Despite car sales figures contracting by 8.2 percent in Europe last year, the big car manufacturers didn't miss a chance to flaunt their muscles by showcasing the latest roll-outs from their stables at the Geneva Motor Show 2013.
The Geneva Motor Show 2013, which is being held between 7 March and 17 March, witnessed a bevy of beautiful models from car manufacturers across the world, including Lamborghini, Ferrari, McLaren and Rolls Royce to name a few.
Lamborghini came out with what it is calling a street-legal supercar named Veneno. The model will be priced at £2.6m plus taxes per model, of which only three will available in the market. There is bad news for people who want to get a hand on one of the three cars: all three have been pre-sold.
Lamborghini unveiled the 750 horsepower car to celebrate their 50th anniversary. The car can go from zero to 62mph in 2.8 seconds and has a top speed of 220mph.
However, the real highlight of the first day at the motor show was the showdown between McLaren and Ferrari; Ferrari introduced their keenly-anticipated Enzo hypercar successor, LaFerrari, while McLaren matched it with their version of supercar P1.
Ferrari announced their 950bhp 6.2l V12 La Ferrari would cost around £1m.
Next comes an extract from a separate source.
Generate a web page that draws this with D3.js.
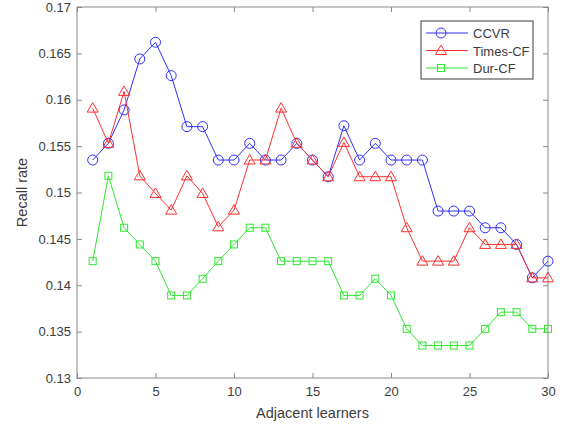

Interestingly, both Ferrari and McLaren came out with similar specs on the car and both have similar technology onboard. It isn't surprising considering both automakers used Formula 1 as a reference point to make their new models.
Rolls Royce, too, didn't shy away from the glamour, unveiling the Rolls Royce Wraith. The car, which will launch at the end of the year, will have a V12 engine and faster acceleration. The European price for the latest edition is estimated to be around £225,000 and this is tipped to be the showstealer of the Geneva Motor Show 2013.
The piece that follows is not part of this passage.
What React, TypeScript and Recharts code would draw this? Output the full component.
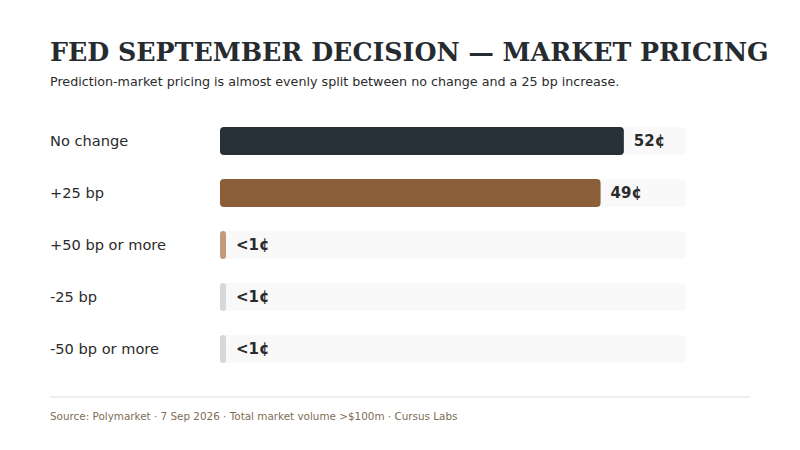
import React from "react";
import { BarChart, Bar, XAxis, YAxis, Cell, LabelList } from "recharts";

const categories = ["No change", "+25 bp", "+50 bp or more", "-25 bp", "-50 bp or more"];
const prices = [52, 49, 0.5, 0.5, 0.5];
const priceLabels = ["52¢", "49¢", "<1¢", "<1¢", "<1¢"];
const domainMax = 60;

const barColors = ["#263036", "#8b5e3a", "#c49a7c", "#d6d9db", "#d6d9db"];

const data = categories.map((c, i) => ({ name: c, value: prices[i], label: priceLabels[i] }));

const SANS = "'DejaVu Sans', sans-serif";

const CatTick = (props: any) => {
  const { y, payload } = props;
  return (
    <text x={50} y={y} dy={5} textAnchor="start" fontFamily={SANS} fontSize={14.6} fill="#2b2b2b">
      {payload.value}
    </text>
  );
};

const ValueLabel = (props: any) => {
  const { x, y, width, height, index } = props;
  return (
    <text
      x={x + width + 10}
      y={y + height / 2}
      dy={5}
      textAnchor="start"
      fontFamily={SANS}
      fontWeight="bold"
      fontSize={15}
      fill="#2b2b2b"
    >
      {priceLabels[index]}
    </text>
  );
};

export default function App() {
  return (
    <div style={{ position: "absolute", left: 0, top: 0, width: 800, height: 450, background: "#fff", overflow: "hidden" }}>
      <div
        style={{
          position: "absolute",
          left: 50,
          top: 36,
          fontFamily: "'DejaVu Serif', serif",
          fontWeight: "bold",
          fontSize: 25.3,
          color: "#262b2f",
          whiteSpace: "nowrap",
          lineHeight: "32px",
        }}
      >
        FED SEPTEMBER DECISION — MARKET PRICING
      </div>
      <div
        style={{
          position: "absolute",
          left: 50,
          top: 74,
          fontFamily: SANS,
          fontSize: 12.7,
          color: "#2b2b2b",
          whiteSpace: "nowrap",
          lineHeight: "16px",
        }}
      >
        Prediction-market pricing is almost evenly split between no change and a 25 bp increase.
      </div>
      <div style={{ position: "absolute", left: 0, top: 0 }}>
        <BarChart
          width={800}
          height={450}
          data={data}
          layout="vertical"
          margin={{ top: 115, right: 114, bottom: 75, left: 0 }}
          barSize={28}
        >
          <XAxis type="number" domain={[0, domainMax]} hide />
          <YAxis
            type="category"
            dataKey="name"
            width={220}
            axisLine={false}
            tickLine={false}
            tick={<CatTick />}
          />
          <Bar
            dataKey="value"
            isAnimationActive={false}
            radius={4}
            minPointSize={6}
            background={{ fill: "#f9f9f9", radius: 4 }}
          >
            {data.map((d, i) => (
              <Cell key={d.name} fill={barColors[i]} />
            ))}
            <LabelList dataKey="label" content={<ValueLabel />} />
          </Bar>
        </BarChart>
      </div>
      <div style={{ position: "absolute", left: 50, top: 396, width: 700, height: 2, background: "#eeeeee" }} />
      <div
        style={{
          position: "absolute",
          left: 50,
          top: 409,
          fontFamily: SANS,
          fontSize: 10.4,
          color: "#7d6e55",
          whiteSpace: "nowrap",
          lineHeight: "14px",
        }}
      >
        Source: Polymarket · 7 Sep 2026 · Total market volume &gt;$100m · Cursus Labs
      </div>
    </div>
  );
}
Fiat offered a more sombre tone to the event, saying they had no cars lined up for this year's event. The company's chairman spoke about austerity, saying: "The capacity demand issue in Europe is a difficult thing. We've been running underutilised in our Italian plants for some time. Some competitors have been courageous enough in closing capacity and we closed a plant in Sicily two years ago. It's difficult to say, is it enough, as we don't know what the demand will be."